Not all is a negative however, as Gervasi’s presentational aspects lend themselves to some of the more capable perks within the film’s properties. There is exceptional framing within the film, especially considering there is an array of scenes that involve more than one character. There’s also not a lot of cuts or overdone edits between scenes that build the chemistry of Addison and Phoebe, bridging together what feels like some impressively done long-shots in manipulation that could impress the right kind of film lover. The shooting locations were also eye-catching and quite synthetic to the kind of details in the novel that painted a vivid detail in imagination. The high school itself looks like a college because of its immensity, bringing to mind the ideal that this masked gunman’s identity promote on a wider scale. These aspects didn’t champion in a film that was anywhere near as strong as promoted, but they did make the sometimes enduring challenge of a heartless sit that much more appealing by proxy.

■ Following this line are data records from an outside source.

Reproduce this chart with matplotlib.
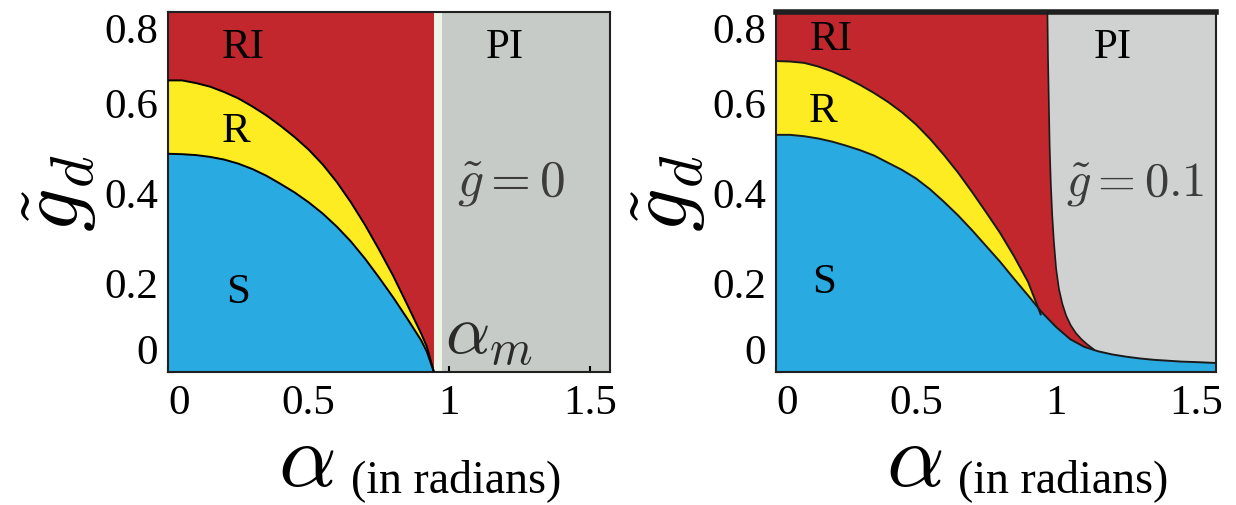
import numpy as np
import matplotlib
matplotlib.use("Agg")
import matplotlib.pyplot as plt

plt.rcParams['mathtext.fontset'] = 'cm'
plt.rcParams['font.family'] = ['Liberation Serif', 'DejaVu Serif']

# ---------------- data ----------------
# Left panel (g~ = 0)
alpha_m = 0.945
strip_width = 0.03
alpha_L = [0.0, 0.05, 0.1, 0.15, 0.2, 0.25, 0.3, 0.35, 0.4, 0.45, 0.5, 0.55, 0.6,
           0.65, 0.7, 0.75, 0.8, 0.85, 0.9, 0.92, 0.945]
S_L = [0.485, 0.484, 0.482, 0.478, 0.472, 0.463, 0.451, 0.436, 0.418, 0.399, 0.377,
       0.352, 0.323, 0.290, 0.252, 0.210, 0.166, 0.119, 0.070, 0.045, 0.0]
R_L = [0.648, 0.648, 0.642, 0.634, 0.622, 0.608, 0.590, 0.570, 0.547, 0.522, 0.494,
       0.461, 0.422, 0.377, 0.327, 0.272, 0.214, 0.150, 0.085, 0.056, 0.0]

# Right panel (g~ = 0.1)
alpha_S_R = [0.0, 0.05, 0.1, 0.15, 0.2, 0.25, 0.3, 0.35, 0.4, 0.45, 0.5, 0.55, 0.6,
             0.65, 0.7, 0.75, 0.8, 0.85, 0.9, 0.95, 1.0, 1.05, 1.1, 1.15, 1.2, 1.25,
             1.3, 1.35, 1.4, 1.45, 1.5, 1.5708]
S_R = [0.527, 0.527, 0.524, 0.519, 0.512, 0.503, 0.493, 0.481, 0.465, 0.449, 0.430,
       0.406, 0.378, 0.348, 0.315, 0.280, 0.245, 0.207, 0.170, 0.132, 0.100, 0.073,
       0.056, 0.046, 0.039, 0.034, 0.030, 0.027, 0.025, 0.023, 0.022, 0.020]
alpha_R_R = [0.0, 0.05, 0.1, 0.15, 0.2, 0.25, 0.3, 0.35, 0.4, 0.45, 0.5, 0.55, 0.6,
             0.65, 0.7, 0.75, 0.8, 0.85, 0.9, 0.945]
R_R = [0.691, 0.690, 0.687, 0.679, 0.668, 0.654, 0.638, 0.620, 0.600, 0.577, 0.550,
       0.518, 0.482, 0.443, 0.400, 0.355, 0.309, 0.257, 0.200, 0.128]
alpha_PI = [0.969, 0.971, 0.974, 0.977, 0.981, 0.986, 0.992, 1.000, 1.010, 1.022,
            1.036, 1.052, 1.070, 1.090, 1.110, 1.135]
g_PI = [0.80, 0.70, 0.60, 0.50, 0.42, 0.35, 0.29, 0.23, 0.185, 0.152, 0.125, 0.104,
        0.087, 0.073, 0.062, 0.050]

xticks = [0, 0.5, 1, 1.5]
xticklabels = ['0', '0.5', '1', '1.5']
yticks = [0, 0.2, 0.4, 0.6, 0.8]
yticklabels = ['0', '0.2', '0.4', '0.6', '0.8']
region_labels = ['RI', 'PI', 'R', 'S']

# ---------------- style ----------------
RED = '#C1272D'
YEL = '#FCEC21'
BLUE = '#29AAE1'
GREY_L = '#C7CBC8'
GREY_R = '#CFD2D0'
STRIP = '#EEF4E6'
XMAX = np.pi / 2
YMAX = 0.8

fig = plt.figure(figsize=(12.36, 5.06), dpi=100)
axL = fig.add_axes([168 / 1236, 133 / 506, 442 / 1236, 360 / 506])
axR = fig.add_axes([776 / 1236, 133 / 506, 440 / 1236, 360 / 506])


def style_axes(ax, top_lw):
    ax.set_xlim(0, XMAX)
    ax.set_ylim(0, YMAX)
    ax.set_xticks(xticks, xticklabels)
    ax.set_yticks(yticks, yticklabels)
    ax.tick_params(direction='in', length=4, width=1.5, labelsize=31,
                   top=False, right=False)
    ax.tick_params(axis='x', pad=8)
    ax.tick_params(axis='y', pad=7)
    for s in ['left', 'right', 'bottom']:
        ax.spines[s].set_linewidth(1.5)
        ax.spines[s].set_color('#202020')
    ax.spines['top'].set_linewidth(top_lw)
    ax.spines['top'].set_color('#202020')
    yt = ax.yaxis.get_major_ticks()
    yt[0].label1.set_va('bottom')
    yt[-1].label1.set_va('top')
    xt = ax.xaxis.get_major_ticks()
    xt[0].label1.set_ha('left')
    # axis labels
    ax.text(-0.245, 0.5, r'$\tilde{g}_d$', transform=ax.transAxes, rotation=90,
            fontsize=62, ha='center', va='center')
    ax.text(0.25, -0.315, r'$\alpha$', transform=ax.transAxes, fontsize=65,
            ha='left', va='baseline')
    ax.text(0.414, -0.33, '(in radians)', transform=ax.transAxes, fontsize=33,
            ha='left', va='baseline')


# ---- left panel ----
axL.set_facecolor(GREY_L)
axL.axvspan(0, alpha_m, color=RED, lw=0, zorder=1)
axL.axvspan(alpha_m, alpha_m + strip_width, color=STRIP, lw=0, zorder=1)
axL.fill_between(alpha_L, S_L, R_L, color=YEL, lw=0, zorder=2)
axL.fill_between(alpha_L, 0, S_L, color=BLUE, lw=0, zorder=2)
axL.plot(alpha_L, S_L, color='black', lw=1.4, zorder=3, solid_joinstyle='round')
axL.plot(alpha_L, R_L, color='black', lw=1.4, zorder=3, solid_joinstyle='round')
style_axes(axL, 1.5)

axL.text(0.267, 0.722, region_labels[0], fontsize=31, ha='center', va='center')
axL.text(1.197, 0.722, region_labels[1], fontsize=31, ha='center', va='center')
axL.text(0.243, 0.537, region_labels[2], fontsize=31, ha='center', va='center')
axL.text(0.249, 0.178, region_labels[3], fontsize=31, ha='center', va='center')
axL.text(1.22, 0.422, r'$\tilde{g}=0$', fontsize=37, ha='center', va='center',
         color='#3c3c3c')
axL.text(0.985, 0.08, r'$\alpha_m$', fontsize=50, ha='left', va='center',
         color='#2a2a2a')

# ---- right panel ----
axR.set_facecolor(GREY_R)
aS = np.array(alpha_S_R)
sS = np.array(S_R)
keep = aS <= alpha_PI[-1]
red_x = [0.0] + alpha_PI + list(aS[keep][::-1])
red_y = [YMAX] + g_PI + list(sS[keep][::-1])
axR.fill(red_x, red_y, color=RED, lw=0, zorder=1)
S_at_R = np.interp(alpha_R_R, alpha_S_R, S_R)
axR.fill_between(alpha_R_R, S_at_R, R_R, color=YEL, lw=0, zorder=2)
axR.fill_between(alpha_S_R, 0, S_R, color=BLUE, lw=0, zorder=2)
axR.plot(alpha_S_R, S_R, color='#1a1a1a', lw=1.4, zorder=3, solid_joinstyle='round')
axR.plot(alpha_R_R, R_R, color='#1a1a1a', lw=1.4, zorder=3, solid_joinstyle='round')
axR.plot(alpha_PI, g_PI, color='#1a1a1a', lw=1.2, zorder=3, solid_joinstyle='round')
style_axes(axR, 4)

axR.text(0.196, 0.741, region_labels[0], fontsize=31, ha='center', va='center')
axR.text(1.202, 0.722, region_labels[1], fontsize=31, ha='center', va='center')
axR.text(0.167, 0.581, region_labels[2], fontsize=31, ha='center', va='center')
axR.text(0.173, 0.200, region_labels[3], fontsize=31, ha='center', va='center')
axR.text(1.282, 0.419, r'$\tilde{g}=0.1$', fontsize=35, ha='center', va='center',
         color='#3c3c3c')

fig.savefig('out.png', dpi=100)
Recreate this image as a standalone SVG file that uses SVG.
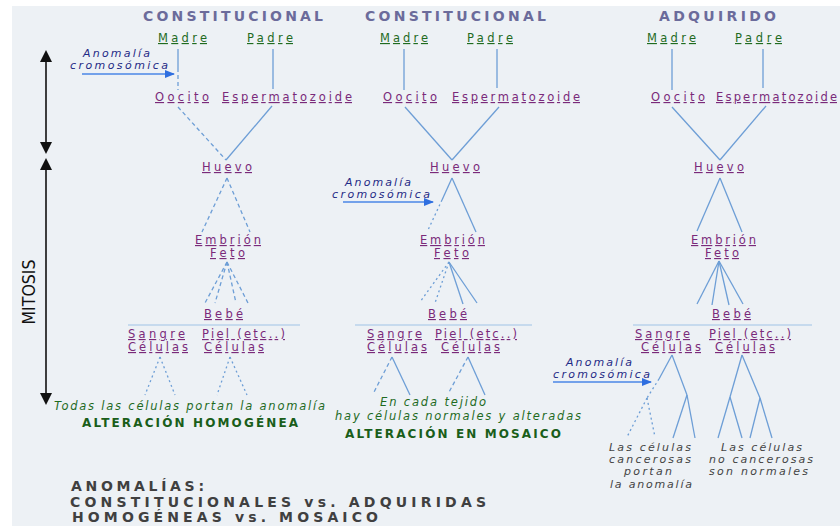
<svg xmlns="http://www.w3.org/2000/svg" width="840" height="526" viewBox="0 0 840 526">
<style>
text{font-family:"DejaVu Sans","Verdana",sans-serif;}
.ttl{font-size:14px;font-weight:bold;fill:#6b6b9b;}
.g{font-size:11.5px;fill:#1f6b1f;text-decoration:underline;}
.p{font-size:11.5px;fill:#7a2a7a;text-decoration:underline;}
.an{font-size:11px;font-style:italic;fill:#1f2a85;}
.gi{font-size:11.5px;font-style:italic;fill:#1f6b1f;}
.gb{font-size:12px;font-weight:bold;fill:#1a5e1a;}
.gr{font-size:11px;font-style:italic;fill:#444;}
.bt{font-size:14px;font-weight:bold;fill:#404040;}
.ln{stroke:#6d9ed6;stroke-width:1.3;fill:none;}
.ds{stroke:#6d9ed6;stroke-width:1.3;fill:none;stroke-dasharray:4 3;}
.dt{stroke:#6d9ed6;stroke-width:1.3;fill:none;stroke-dasharray:2 3;}
.sep{stroke:#9fc3e6;stroke-width:1;}
.ar{stroke:#4a86e6;stroke-width:1.3;fill:none;}
</style>
<defs>
<marker id="ah" markerWidth="10" markerHeight="8" refX="9" refY="4" orient="auto" markerUnits="userSpaceOnUse">
<path d="M0,0 L10,4 L0,8 Z" fill="#2f6fe0"/>
</marker>
</defs>
<rect x="0" y="0" width="840" height="526" fill="#ffffff"/>
<rect x="12" y="6" width="828" height="520" fill="#edf1f5"/>

<g id="titles">
<text class="ttl" x="143" y="21" textLength="180" lengthAdjust="spacing">CONSTITUCIONAL</text>
<text class="ttl" x="365" y="21" textLength="181" lengthAdjust="spacing">CONSTITUCIONAL</text>
<text class="ttl" x="659" y="21" textLength="117" lengthAdjust="spacing">ADQUIRIDO</text>
</g>

<g id="connectors">
<!-- column 1 -->
<line class="ln" x1="178" y1="49" x2="178" y2="68"/>
<line class="ds" x1="178" y1="68" x2="178" y2="90"/>
<line class="ln" x1="273" y1="49" x2="273" y2="89"/>
<line class="ds" x1="178" y1="107" x2="226" y2="160"/>
<line class="ln" x1="272" y1="106" x2="226" y2="160"/>
<line class="ds" x1="227" y1="178" x2="202" y2="232"/>
<line class="ds" x1="227" y1="178" x2="250" y2="232"/>
<line class="ds" x1="227" y1="262" x2="205" y2="303"/>
<line class="ds" x1="227" y1="262" x2="215" y2="303"/>
<line class="ds" x1="227" y1="262" x2="236" y2="303"/>
<line class="ds" x1="227" y1="262" x2="248" y2="303"/>
<line class="sep" x1="128" y1="325" x2="300" y2="325"/>
<line class="dt" x1="160" y1="357" x2="145" y2="395"/>
<line class="dt" x1="160" y1="357" x2="175" y2="395"/>
<line class="dt" x1="230" y1="357" x2="217" y2="395"/>
<line class="dt" x1="230" y1="357" x2="247" y2="395"/>
<!-- column 2 -->
<line class="ln" x1="404" y1="49" x2="404" y2="90"/>
<line class="ln" x1="497" y1="49" x2="497" y2="88"/>
<line class="ln" x1="405" y1="107" x2="452" y2="160"/>
<line class="ln" x1="499" y1="107" x2="452" y2="160"/>
<line class="ln" x1="452" y1="178" x2="442" y2="200"/>
<line class="dt" x1="442" y1="200" x2="428" y2="230"/>
<line class="ln" x1="452" y1="178" x2="476" y2="232"/>
<line class="dt" x1="449" y1="262" x2="420" y2="302"/>
<line class="dt" x1="449" y1="262" x2="435" y2="303"/>
<line class="ln" x1="449" y1="262" x2="463" y2="304"/>
<line class="ln" x1="449" y1="262" x2="477" y2="303"/>
<line class="sep" x1="355" y1="325" x2="532" y2="325"/>
<line class="ds" x1="392" y1="357" x2="373" y2="394"/>
<line class="ln" x1="392" y1="357" x2="410" y2="395"/>
<line class="ds" x1="468" y1="357" x2="448" y2="394"/>
<line class="ln" x1="468" y1="357" x2="485" y2="395"/>
<!-- column 3 -->
<line class="ln" x1="672" y1="49" x2="672" y2="90"/>
<line class="ln" x1="763" y1="49" x2="763" y2="88"/>
<line class="ln" x1="672" y1="107" x2="720" y2="160"/>
<line class="ln" x1="766" y1="106" x2="720" y2="160"/>
<line class="ln" x1="720" y1="178" x2="697" y2="231"/>
<line class="ln" x1="720" y1="178" x2="742" y2="232"/>
<line class="ln" x1="719" y1="261" x2="697" y2="304"/>
<line class="ln" x1="719" y1="261" x2="712" y2="305"/>
<line class="ln" x1="719" y1="261" x2="729" y2="305"/>
<line class="ln" x1="719" y1="261" x2="743" y2="304"/>
<line class="sep" x1="633" y1="325" x2="812" y2="325"/>
<line class="ln" x1="672" y1="355" x2="659" y2="379"/>
<line class="dt" x1="659" y1="379" x2="647" y2="398"/>
<line class="dt" x1="647" y1="398" x2="627" y2="437"/>
<line class="dt" x1="647" y1="398" x2="655" y2="437"/>
<line class="ln" x1="672" y1="355" x2="687" y2="395"/>
<line class="ln" x1="687" y1="395" x2="673" y2="438"/>
<line class="ln" x1="687" y1="395" x2="695" y2="438"/>
<line class="ln" x1="742" y1="355" x2="730" y2="397"/>
<line class="ln" x1="742" y1="355" x2="760" y2="398"/>
<line class="ln" x1="730" y1="397" x2="718" y2="438"/>
<line class="ln" x1="730" y1="397" x2="742" y2="438"/>
<line class="ln" x1="760" y1="398" x2="750" y2="438"/>
<line class="ln" x1="760" y1="398" x2="772" y2="438"/>
<!-- anomaly arrows -->
<line class="ar" x1="82" y1="74" x2="174" y2="74" marker-end="url(#ah)"/>
<line class="ar" x1="343" y1="202" x2="433" y2="202" marker-end="url(#ah)"/>
<line class="ar" x1="553" y1="382" x2="651" y2="382" marker-end="url(#ah)"/>
</g>

<g id="mitosis-axis">
<line x1="46" y1="60" x2="46" y2="144" stroke="#111" stroke-width="1.6"/>
<path d="M46,50 L52,62 L40,62 Z" fill="#111"/>
<path d="M46,154 L52,142 L40,142 Z" fill="#111"/>
<line x1="46" y1="168" x2="46" y2="395" stroke="#111" stroke-width="1.6"/>
<path d="M46,158 L52,170 L40,170 Z" fill="#111"/>
<path d="M46,405 L52,393 L40,393 Z" fill="#111"/>
<text x="28" y="299" transform="rotate(-90 28 292)" text-anchor="middle" font-size="18" textLength="65" lengthAdjust="spacingAndGlyphs" style="font-family:'DejaVu Sans Condensed','Liberation Sans',sans-serif;fill:#111">MITOSIS</text>
</g>

<g id="col1">
<g id="c1-madre"><text class="g" x="158" y="42" textLength="49" lengthAdjust="spacing">Madre</text></g>
<g id="c1-padre"><text class="g" x="247" y="42" textLength="46" lengthAdjust="spacing">Padre</text></g>
<g id="c1-anomalia"><text class="an" x="83" y="57" textLength="67" lengthAdjust="spacing">Anomalía</text><text class="an" x="70" y="69" textLength="98" lengthAdjust="spacing">cromosómica</text></g>
<g id="c1-oocito"><text class="p" x="155" y="101" textLength="54" lengthAdjust="spacing">Oocito</text></g>
<g id="c1-esperm"><text class="p" x="222" y="101" textLength="130" lengthAdjust="spacing">Espermatozoide</text></g>
<g id="c1-huevo"><text class="p" x="202" y="171" textLength="50" lengthAdjust="spacing">Huevo</text></g>
<g id="c1-embrion"><text class="p" x="195" y="244" textLength="66" lengthAdjust="spacing">Embrión</text><text class="p" x="210" y="257" textLength="35" lengthAdjust="spacing">Feto</text></g>
<g id="c1-bebe"><text class="p" x="204" y="318" textLength="39" lengthAdjust="spacing">Bebé</text></g>
<g id="c1-sangre"><text class="p" x="128" y="338" textLength="57" lengthAdjust="spacing">Sangre</text><text class="p" x="128" y="351" textLength="60" lengthAdjust="spacing">Células</text></g>
<g id="c1-piel"><text class="p" x="202" y="338" textLength="83" lengthAdjust="spacing">Piel (etc..)</text><text class="p" x="204" y="351" textLength="60" lengthAdjust="spacing">Células</text></g>
<g id="c1-result"><text class="gi" x="54" y="410" textLength="271" lengthAdjust="spacing">Todas las células portan la anomalía</text><text class="gb" x="82" y="427" textLength="216" lengthAdjust="spacing">ALTERACIÓN HOMOGÉNEA</text></g>
</g>

<g id="col2">
<g id="c2-madre"><text class="g" x="380" y="42" textLength="48" lengthAdjust="spacing">Madre</text></g>
<g id="c2-padre"><text class="g" x="467" y="42" textLength="46" lengthAdjust="spacing">Padre</text></g>
<g id="c2-oocito"><text class="p" x="383" y="101" textLength="54" lengthAdjust="spacing">Oocito</text></g>
<g id="c2-esperm"><text class="p" x="452" y="101" textLength="128" lengthAdjust="spacing">Espermatozoide</text></g>
<g id="c2-huevo"><text class="p" x="430" y="171" textLength="50" lengthAdjust="spacing">Huevo</text></g>
<g id="c2-anomalia"><text class="an" x="345" y="186" textLength="66" lengthAdjust="spacing">Anomalía</text><text class="an" x="332" y="198" textLength="98" lengthAdjust="spacing">cromosómica</text></g>
<g id="c2-embrion"><text class="p" x="420" y="244" textLength="65" lengthAdjust="spacing">Embrión</text><text class="p" x="434" y="257" textLength="35" lengthAdjust="spacing">Feto</text></g>
<g id="c2-bebe"><text class="p" x="428" y="318" textLength="39" lengthAdjust="spacing">Bebé</text></g>
<g id="c2-sangre"><text class="p" x="367" y="338" textLength="55" lengthAdjust="spacing">Sangre</text><text class="p" x="367" y="351" textLength="60" lengthAdjust="spacing">Células</text></g>
<g id="c2-piel"><text class="p" x="435" y="338" textLength="82" lengthAdjust="spacing">Piel (etc..)</text><text class="p" x="441" y="351" textLength="59" lengthAdjust="spacing">Células</text></g>
<g id="c2-result"><text class="gi" x="380" y="406" textLength="106" lengthAdjust="spacing">En cada tejido</text><text class="gi" x="335" y="420" textLength="246" lengthAdjust="spacing">hay células normales y alteradas</text><text class="gb" x="345" y="438" textLength="216" lengthAdjust="spacing">ALTERACIÓN EN MOSAICO</text></g>
</g>

<g id="col3">
<g id="c3-madre"><text class="g" x="647" y="42" textLength="49" lengthAdjust="spacing">Madre</text></g>
<g id="c3-padre"><text class="g" x="735" y="42" textLength="47" lengthAdjust="spacing">Padre</text></g>
<g id="c3-oocito"><text class="p" x="651" y="101" textLength="54" lengthAdjust="spacing">Oocito</text></g>
<g id="c3-esperm"><text class="p" x="716" y="101" textLength="121" lengthAdjust="spacing">Espermatozoide</text></g>
<g id="c3-huevo"><text class="p" x="694" y="171" textLength="50" lengthAdjust="spacing">Huevo</text></g>
<g id="c3-embrion"><text class="p" x="691" y="244" textLength="65" lengthAdjust="spacing">Embrión</text><text class="p" x="705" y="257" textLength="34" lengthAdjust="spacing">Feto</text></g>
<g id="c3-bebe"><text class="p" x="712" y="318" textLength="39" lengthAdjust="spacing">Bebé</text></g>
<g id="c3-sangre"><text class="p" x="635" y="338" textLength="55" lengthAdjust="spacing">Sangre</text><text class="p" x="641" y="351" textLength="60" lengthAdjust="spacing">Células</text></g>
<g id="c3-piel"><text class="p" x="709" y="338" textLength="82" lengthAdjust="spacing">Piel (etc..)</text><text class="p" x="715" y="351" textLength="60" lengthAdjust="spacing">Células</text></g>
<g id="c3-anomalia"><text class="an" x="566" y="366" textLength="66" lengthAdjust="spacing">Anomalía</text><text class="an" x="553" y="378" textLength="97" lengthAdjust="spacing">cromosómica</text></g>
<g id="c3-cancer"><text class="gr" x="609" y="451" textLength="82" lengthAdjust="spacing">Las células</text><text class="gr" x="609" y="463" textLength="82" lengthAdjust="spacing">cancerosas</text><text class="gr" x="624" y="475" textLength="48" lengthAdjust="spacing">portan</text><text class="gr" x="610" y="488" textLength="82" lengthAdjust="spacing">la anomalía</text></g>
<g id="c3-normal"><text class="gr" x="721" y="451" textLength="81" lengthAdjust="spacing">Las células</text><text class="gr" x="709" y="463" textLength="104" lengthAdjust="spacing">no cancerosas</text><text class="gr" x="709" y="475" textLength="99" lengthAdjust="spacing">son normales</text></g>
</g>

<g id="caption">
<text class="bt" x="71" y="491" textLength="133" lengthAdjust="spacing">ANOMALÍAS:</text>
<text class="bt" x="70" y="507" textLength="416" lengthAdjust="spacing">CONSTITUCIONALES vs. ADQUIRIDAS</text>
<text class="bt" x="72" y="522" textLength="306" lengthAdjust="spacing">HOMOGÉNEAS vs. MOSAICO</text>
</g>
</svg>
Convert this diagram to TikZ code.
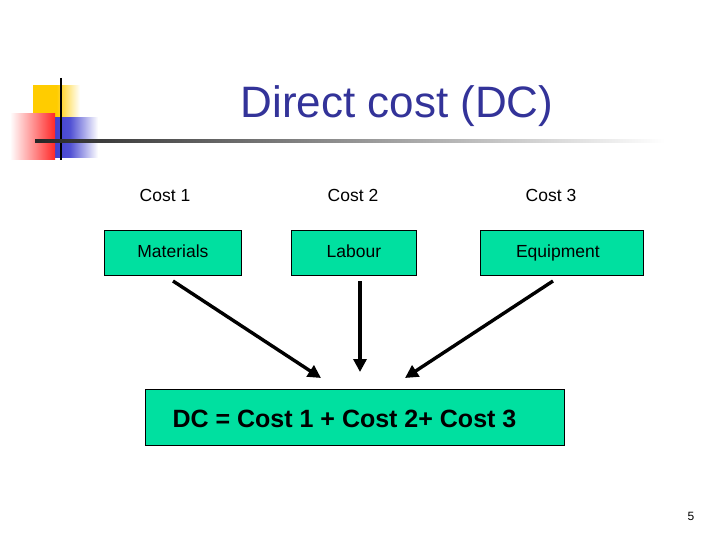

THE VERDICT – It is criminal to think that Gervasi’s film is anywhere up to the kind of intrigue in teenage dramas that are getting smarter with each passing generation. ‘November Criminals’ is a film that is lacking mystery in development, identity in character, and satisfaction in an ending that is every bit as conventional as it is dull. Elgort and Moretz are appealing, but the lack of depth in script hinders them from ever elevating their character’s lasting power. There are certainly worse films this year, but very few as boring as this drama that tries to be smarter than it rightfully is.